WHAT YOU SHOULD DO: All lines from the beginning of the listing through the line with "import plotly.graph_objects as go" are to be copied word for word; the pictures are not.
==== TASK MATERIAL ====
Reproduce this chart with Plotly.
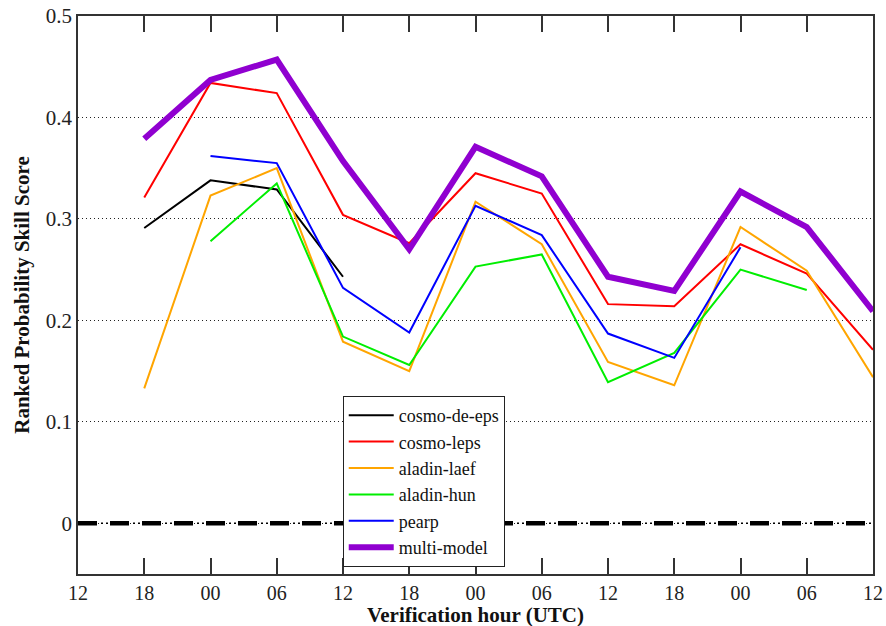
import plotly.graph_objects as go

# ---- data ----
x_pos = list(range(13))
x_labels = ["12", "18", "00", "06", "12", "18", "00", "06", "12", "18", "00", "06", "12"]
y_ticks = [0, 0.1, 0.2, 0.3, 0.4, 0.5]
y_tick_labels = ["0", "0.1", "0.2", "0.3", "0.4", "0.5"]

cosmo_de_eps = [None, 0.291, 0.338, 0.329, 0.243, None, None, None, None, None, None, None, None]
cosmo_leps = [None, 0.321, 0.434, 0.424, 0.304, 0.276, 0.345, 0.325, 0.216, 0.214, 0.275, 0.246, 0.171]
aladin_laef = [None, 0.133, 0.323, 0.350, 0.179, 0.150, 0.317, 0.275, 0.159, 0.136, 0.292, 0.249, 0.144]
aladin_hun = [None, None, 0.278, 0.335, 0.184, 0.156, 0.253, 0.265, 0.139, 0.168, 0.250, 0.230, None]
pearp = [None, None, 0.362, 0.355, 0.232, 0.188, 0.313, 0.284, 0.187, 0.163, 0.272, None, None]
multi_model = [None, 0.379, 0.437, 0.457, 0.357, 0.270, 0.371, 0.342, 0.243, 0.229, 0.327, 0.292, 0.209]

series = [
    ("cosmo-de-eps", cosmo_de_eps, "#000000", 2),
    ("cosmo-leps", cosmo_leps, "#ff0000", 2),
    ("aladin-laef", aladin_laef, "#ffa500", 2),
    ("aladin-hun", aladin_hun, "#00ee00", 2),
    ("pearp", pearp, "#0000ff", 2),
    ("multi-model", multi_model, "#9000d0", 6),
]

FONT = "'Liberation Serif', 'Times New Roman', serif"

fig = go.Figure()
for name, vals, color, w in series:
    fig.add_trace(go.Scatter(
        x=x_pos, y=vals, mode="lines", name=name,
        line=dict(color=color, width=w),
        connectgaps=False,
    ))

# zero reference line: dash-dot-dot
fig.add_shape(type="line", xref="paper", yref="y", x0=0, x1=1, y0=0, y1=0,
              line=dict(color="black", width=1.5, dash="19px,4px,2px,3px,2px,2px"), layer="above")
fig.add_shape(type="line", xref="paper", yref="y", x0=0, x1=1, y0=0, y1=0,
              line=dict(color="black", width=4.5, dash="19px,13px"), layer="above")

# x-axis title as a positioned annotation
fig.add_annotation(
    text="<b>Verification hour (UTC)</b>", xref="paper", yref="paper",
    x=0.5, y=-0.074, xanchor="center", yanchor="middle", showarrow=False,
    font=dict(family=FONT, size=21, color="#111111"),
)

fig.update_layout(
    width=886, height=626,
    margin=dict(l=78, r=13, t=16, b=52, autoexpand=False),
    paper_bgcolor="white", plot_bgcolor="white",
    font=dict(family=FONT, color="#111111", size=20),
    showlegend=True,
    legend=dict(
        x=0.333, y=0.319, xanchor="left", yanchor="top",
        bordercolor="#222222", borderwidth=1, bgcolor="white",
        font=dict(family=FONT, size=18, color="#111111"),
        tracegroupgap=0, itemwidth=45,
    ),
)

fig.update_xaxes(
    range=[0, 12], tickmode="array", tickvals=x_pos, ticktext=x_labels,
    ticks="inside", ticklen=16, tickwidth=1.5, tickcolor="#333333",
    showline=True, linecolor="#333333", linewidth=1.5, mirror="ticks",
    showgrid=False, zeroline=False, automargin=False,
    tickfont=dict(family=FONT, size=20, color="#222222"),
)
fig.update_yaxes(
    range=[-0.05, 0.5], tickmode="array", tickvals=y_ticks, ticktext=y_tick_labels,
    ticks="", showline=True, linecolor="#333333", linewidth=1.5, mirror=True,
    showgrid=True, gridcolor="#222222", gridwidth=1, griddash="1px,3px",
    zeroline=False, automargin=False,
    tickfont=dict(family=FONT, size=21, color="#222222"),
    title=dict(text="<b>Ranked Probability Skill Score</b>", font=dict(family=FONT, size=21, color="#111111"), standoff=10),
)

fig.write_html("out.html")
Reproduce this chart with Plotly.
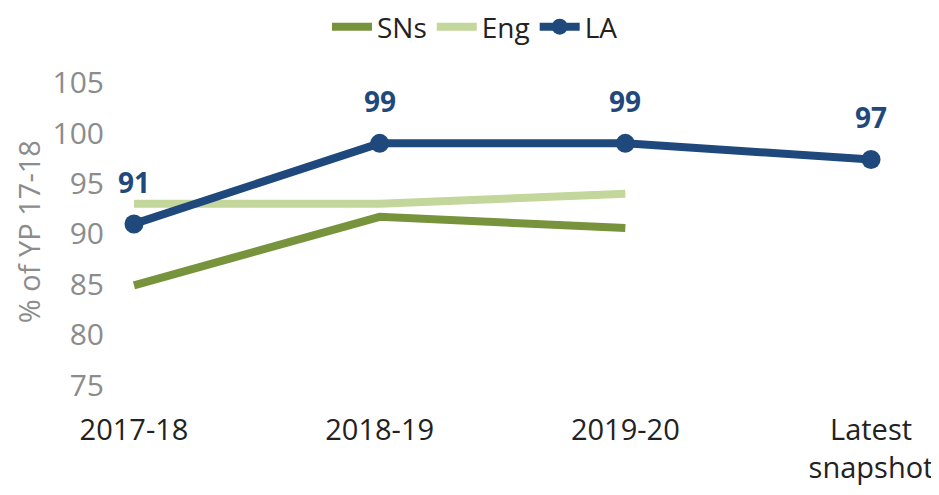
====
SOLVED PROBLEM:
Reproduce this chart with Plotly.
import plotly.graph_objects as go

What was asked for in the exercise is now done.